Treatment combination of culm cutting height and level of N fertilization did not exert any significant effect on effective tillers hill-1 and straw yield. Apparently the highest (5.99) effective tillers hill-1 was observed in combination of 15 cm cutting height of culm and 120 kg N ha-1 (H3N4). On the contrary, the lowest effective tillers hill-1 was produced from the combination of 5.0 cm cutting height of culm and 0 kg N ha-1). The shortest panicle (17.80 cm) was noticed in combination of 10 cm cutting height of culm and 80 kg N ha-1 (H2N3); while the tallest panicle (19.47 cm) was noticed in the combination of 10 cm cutting height of culm and 40 kg N ha-1. The lowest (71.00) grains panicle-1 was found in treatment combination of 15 cm cutting height of culm and control fertilization.

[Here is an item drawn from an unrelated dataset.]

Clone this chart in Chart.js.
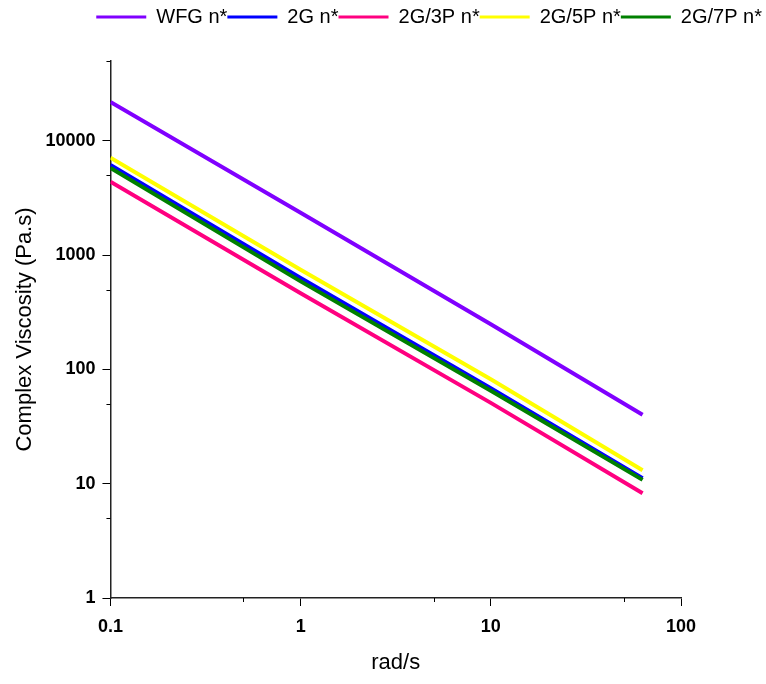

On the other hand, the highest (82.33) grains panicle-1 was produced in combination of 10 cm cutting height of culm and 40 kg N ha-1. The highest sterile spikelets panicle-1 (40.00) was found in 10 cm cutting height of culm and 80 kg N ha-1; while the lowest sterile spikelets panicle-1 (32.67) were observed in treatment combination of 5.0 cm cutting height of culm and 120 kg N ha-1. The highest 1000 grains weight (210.2 g) was obtained at 15 cm cutting height of culm and 120 kg N ha-1. On the contrary, the lowest 1000 grains weight (20.63 g) was produced in 5.0 cm culm cutting height with 40 kg N ha-1. The highest grain yield (1.56 t ha-1) was obtained in 15 cm cutting height of culm with 120 kg N ha-1. On the contrary, the lowest amount of grain (0.57 t ha-1) was obtained from 10 cm culm cutting height and control. Results indicate that, the highest straw yield (2.25 t ha-1) was obtained in 10 cm culm cutting height with 80 kg N ha-1. On the other hand, the lowest straw yield (1.06 t ha-1) was found with 5.0 cm cutting height of culm and control.
Crop cutting height and N-fertilizer have remarkable effects on yield and yield contributing characters in ratoon crop of rice. Therefore, optimum crop cutting height and N-fertilization could increase yield of ratoon rice and thus could be utilized shorter fallow after harvest of rice.